Police stormed the office of the Indonesian Forum for the Environment (WALHI) in Jakarta on March 7 and arrested the farmers — Dedi Susanto, Untung, and James Watt — from an indigenous Dayak community in Central Kalimantan’s Kotawaringin district.  

They are being held in the provincial capital Palangka Raya after being accused of inciting others to steal palm fruit from a plantation owned by a palm oil company.

The three had gone to Jakarta for meetings with the National Human Rights Commission and other groups to garner their support in a land dispute between the farmers and the company Hamparan Masawit Bangun Persada.

The dispute began in 2006 when the company allegedly seized around 117 hectares of their land.
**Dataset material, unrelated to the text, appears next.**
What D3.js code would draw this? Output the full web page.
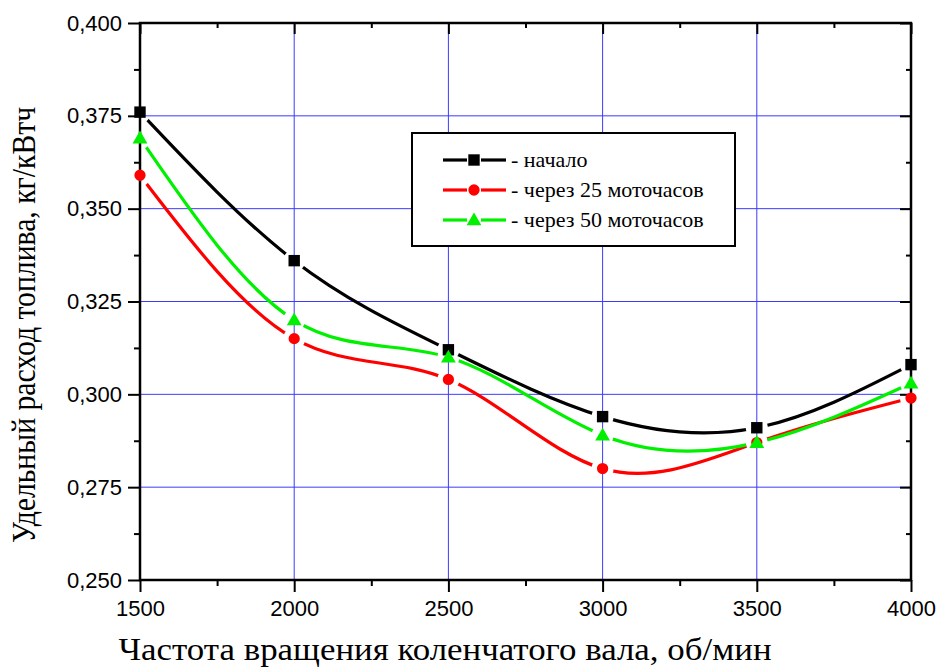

“These arrests were engineered by Hamparan Masawit Bangun Persada to break people’s resistance,” read a statement signed by 20 human rights and environmental groups including Amnesty International Indonesia, the Mining Advocacy Network and Human Rights Working Group.

“President Joko Widodo should instruct the national police chief to stop violence against farmers who are being denied their rights over land, plantations and rice fields, the source of their livelihoods,” the groups said.

“The government should not ransack and relocate people on behalf of investors as that will worsen people’s social and economic situation.”

Usman Hamid, director of Amnesty International Indonesia, told UCA News that the police chief should instigate disciplinary action against officers for what was an act of intimidation.

Father Sani Lake, director of the church-run Justice, Peace and Integrity of Creation group in the Kalimantan region, said the company had used police as a tool to get what it wanted.

“The three farmers were arrested because they had been accused of [leading] the fight against the company in their community,” he told UCA News. 

He said they went to Jakarta to seek help. “However, police supported by the company chased and arrested them in Jakarta,” the priest said.

The palm oil company and police could not be reached for comment.